One village resident remembers villagers satirically fashioning Green Man costumes by way of response for the Wakes Week fancy dress parade marking the end of the well dressing week.

An earlier controversy had occurred at the well dressing village of Youlgrave. In 1979 to mark the Derbyshire Festival and 150th anniversary of the village’s piped water supply that year, the famous artist John Piper was invited to create a design for the well dressing at the Fountain.

Great British Life: You're seemingly never too far from the Green Man's presence in Buxton You're seemingly never too far from the Green Man's presence in Buxton (Image: Getty Images)

He devised an image of the Green Man. On this occasion the result was deemed an artistic flop, rather than being ideologically contentious.

Most well dressing designers rise through the ranks, having first worked as part of the team making a well dressing themselves so have an ingrained knowledge of what designs will and won’t work; Piper, who was parachuted into the village, did not have this grounding and hence his vision proved difficult to realise in flower petals.

Ultimately, getting a star name involved was thought by many in the village to be an unsuccessful experiment.

Despite these controversies, the Green Man has proved an endearing inspiration for well dressing designers, appearing as the theme for the well dressings at Dore in 2013 and Cressbrook in 2016.

The Green Man also appeared in 2015 spewing out water from his mouth in a design for the Higher Buxton Well commemorating 175 years of a piped water supply to the town, which is what first prompted the well dressing festival here.

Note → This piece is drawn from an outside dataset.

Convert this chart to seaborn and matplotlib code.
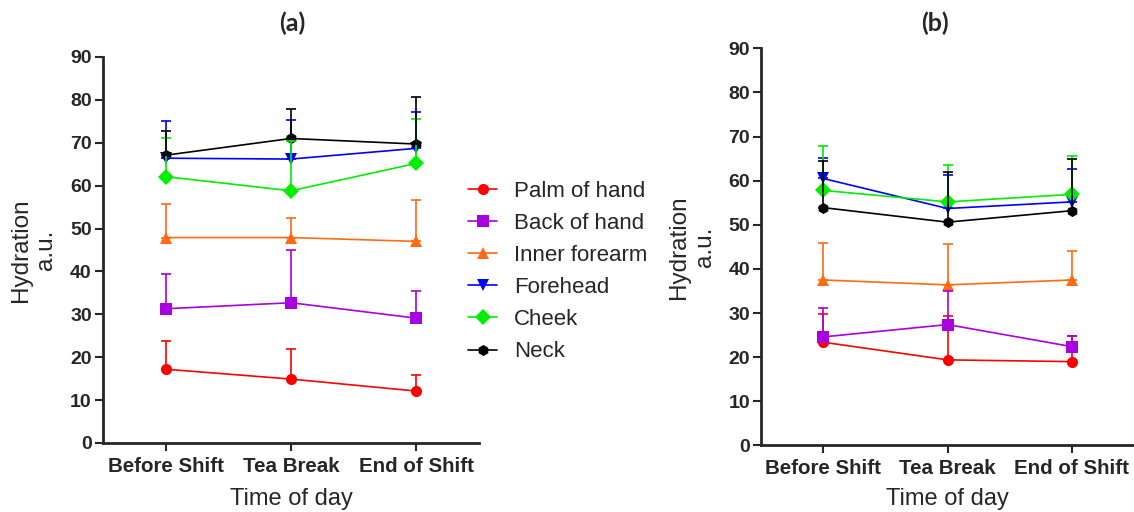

Great British Life: Buxton Museum's Green Man (sculpted by Andrew Slack) inviting you to post money in his mouth for the upkeep of the museum Buxton Museum's Green Man (sculpted by Andrew Slack) inviting you to post money in his mouth for the upkeep of the museum (Image: Richard Bradley)

You’re never too far from the Green Man’s presence in Buxton, it would seem. The New Inn, across the road from the well, has as its pub sign a face resembling the Green Man incorporating grapes and vine leaves, and further down the hill behind the town's museum can be found the independent Green Man Gallery, selling the work of local artists.

Inside the museum itself, a sculpture of the Green Man's face invites visitors to post coins into his mouth to go towards the upkeep of the museum with the motto:

I am the Green Man

from an age long passed

Feed me whatever you can

so the museum may last

At Ashbourne, the Green Man lends his name to an inn, a prominent building on the town’s high street.

It opened in the 1750s; James Boswell stayed here in 1777 during a visit to Ashbourne with his muse Dr Johnson, rating it ‘very good’.

The inn played a prominent role in the town’s cultural fabric as it was here that the pre-match meal before the annual Shrovetide Football match was held and the boards recording the turner-uppers and goalers were kept; after the pub temporarily closed in 2012 these were removed to the town’s library and the meal now takes place in the leisure centre. Another pub named after the Green Man is located at Willington.

The Green Man can also be found at Winster, carved into the stone gateposts of the Dower House, lending the building its alternative name, ‘Green Gates’.

Whilst the purpose of the Green Man, who crops up across Derbyshire (and beyond, throughout Europe), may ultimately remain a mystery to us, his legacy endures and still speaks to us in the modern era.

As the recently published walking guide Weird Walk: Wanderings and Wonderings Through the British Ritual Year notes, ‘In the twenty-first century, the Green Man is very much a vegetation spirit, a guardian of the natural world who strikes a chord with us at a time of environmental crisis. He is beloved of many contemporary pagans for precisely this reason, their traditions being committed to living in harmony with the natural world’.